Drawing from observations of moderated remote user testing of K-12 educators, as part of the INFO 644-01 course our team identified usability issues with the resource pages on the Smithsonian Museum of Natural History‘s website and provided actionable suggestions in regards to Menu, Search, and Registration Calendar features.
Our team, consisting of Bella Jiang, Srishti Dokras, and myself met with three representatives from the Smithsonian to understand their goals and needs for this project. While the museum has the broad goal of promoting greater understanding of the natural world, over the course of our kickoff meeting we were able to clarify that while they were interested in how users in general navigated the site, the audience they were primarily interested in was K-12 educators and their thoughts on the resources presented. These resources included both the content accessible on the website and the museum programs classes could register for. We did have to do some expectation managing with explaining the scope of the study couldn’t accommodate in-depth review of the specific content, but they were very understanding and confirmed our goal of identifying areas that needed improvement on the educational resource pages. As the clients were concerned with the applicability of the results to their target audience, we asked and received their approval to recruit from their educator mailing list.
With a clearly defined participant pool and focus area in mind, our team then turned to developing tasks that would balance exploring the Smithsonian’s areas of interest and being flexible enough to foster natural use of the website. After several rounds of work-shopping tasks and questions, mostly resulting in reducing the directness of the language, we settled on three that would address the following points:
1- General website feedback
2- Education Resource navigation and applicability
3- Museum Program exploration and registration
While the Smithsonian representatives had agreed to make their educator mailing list available, we would find out their security team had additional concerns about the data being collected from participants. After multiple weeks of back and forth, modifying our pre-test and post-test questionnaires and consent form, and ultimately scrapping the Google recruitment forms and calendar I’d created, we arrived at a compromised acceptable to them. The Smithsonian sent out an email we’d written explaining the study to sections of their educator mailing list, and individually passed on to us the contact information of interested responder to directly arrange for a testing session. Despite the compressed time frame this imposed on us, our team did manage to conduct a full Six Remote Moderated User Tests in less than a fortnight in early December with four being recruited through the Smithsonian and two being K-12 Educators located through personal networking.
In regards to general website features, we found a strong preference for locating educational resources through the website’s Filter options over using the website’s search or manually searching. We did observe use of the accordion menus our clients had asked about during our initial meeting. While all types of educational resources available on the museum website had at least one participant who was likely to use them, popular options were clear.

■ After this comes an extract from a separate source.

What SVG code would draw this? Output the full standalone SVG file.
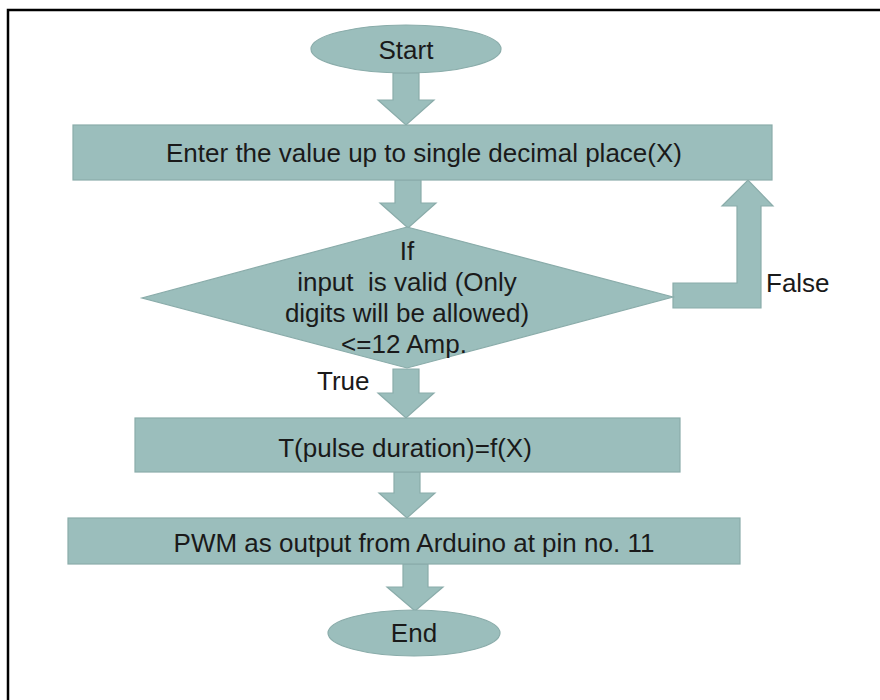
<svg xmlns="http://www.w3.org/2000/svg" width="880" height="700" viewBox="0 0 880 700">
<style>
.sh{fill:#9BBEBC;stroke:#8AACAA;stroke-width:1.2}
.t{font-family:"Liberation Sans",Arial,sans-serif;font-size:26px;fill:#1a1a1a;white-space:pre}
.c{text-anchor:middle}
</style>
<rect width="880" height="700" fill="#ffffff"/>
<path d="M8,710 V10 H890" fill="none" stroke="#000" stroke-width="2.5"/>
<g id="connectors">
<polygon class="sh" points="393,73 419,73 419,100 434,100 406,125 378,100 393,100"/>
<polygon class="sh" points="395,180 421,180 421,203 436,203 408,228 380,203 395,203"/>
<polygon class="sh" points="673,283 737,283 737,206 722,206 748,180 773,206 761,206 761,308 673,308"/>
<polygon class="sh" points="393,369 419,369 419,393 434,393 406,418 378,393 393,393"/>
<polygon class="sh" points="394,472 420,472 420,493 435,493 407,518 379,493 394,493"/>
<polygon class="sh" points="403,564 428,564 428,587 443,587 415,611 387,587 403,587"/>
<text class="t" x="766" y="292">False</text>
<text class="t" x="317" y="390">True</text>
</g>
<g id="start">
<ellipse class="sh" cx="406" cy="49" rx="95" ry="24"/>
<text class="t c" x="406" y="59">Start</text>
</g>
<g id="enter">
<rect class="sh" x="73" y="125" width="699" height="55"/>
<text class="t c" x="424" y="162">Enter the value up to single decimal place(X)</text>
</g>
<g id="decision">
<polygon class="sh" points="407,227 673,297 407,368 142,298"/>
<text class="t c" x="407" y="260">If</text>
<text class="t c" x="407" y="291">input  is valid (Only</text>
<text class="t c" x="407" y="322">digits will be allowed)</text>
<text class="t c" x="404" y="353">&lt;=12 Amp.</text>
</g>
<g id="pulse">
<rect class="sh" x="135" y="418" width="545" height="54"/>
<text class="t c" x="405" y="457">T(pulse duration)=f(X)</text>
</g>
<g id="pwm">
<rect class="sh" x="68" y="518" width="672" height="46"/>
<text class="t c" x="414" y="552">PWM as output from Arduino at pin no. 11</text>
</g>
<g id="end">
<ellipse class="sh" cx="414" cy="633" rx="86" ry="23"/>
<text class="t c" x="414" y="642">End</text>
</g>
</svg>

Based on our results were able to identify areas of the website where the most issues were encountered and provide the following recommendations to our clients:
Recommendation #1 Improve the Overall Usability of the Sidebar Menu
Currently the sidebar menu on the Smithsonian’s site closes quickly, doesn’t move with the user as they scroll down a page, and is inconsistent in it’s labeling across the website. We recommended delaying it’s automatic collapse, making the menu ‘sticky’ so it remains visible as users scroll, and altering the labeling to make it consistently clear backwards navigation is possible.
Recommendation #3 De-cluttering the Registration Calendar
While usable, the calendars used by visitors to register groups for online or in-person museum programs resulted in some frustration for our participants as they had to view all time-slots, even those that were irrelevant to them. As the calendar offers sessions to classes of three different grade types, we proposed creating a filter so that educators only had to look through times applicable to their students. An additional filter to hide wait-listed sessions was also suggested, as the programs are popular and fill up quickly.
In our closing meeting with nine representatives from the Smithsonian Museum of Natural History they seemed satisfied with our findings, mentioning that they found it “very helpful” and that they “Appreciate the clarity in laying out the issues, and the problems, and the possible solutions”, specifically commenting “that’s very good information” in regards to how teachers responded to grade level of resources. After the presentation they did note that the registration calendar was not directly managed by the museum, but that our work gave them specifics to bring up in future discussions with that third party provider.
While I feel this project was a positive experience individually, as a team, and for our clients, it did leave with me a greater appreciation for building in buffer time for inevitable challenges an endeavor will run into. More specifically, the main thing I’ve learned form this is the importance of making sure a client’s security team is fully aware of what’s going on with a project, and ideally present in the initial meeting to clarify and resolve their concerns as soon as possible.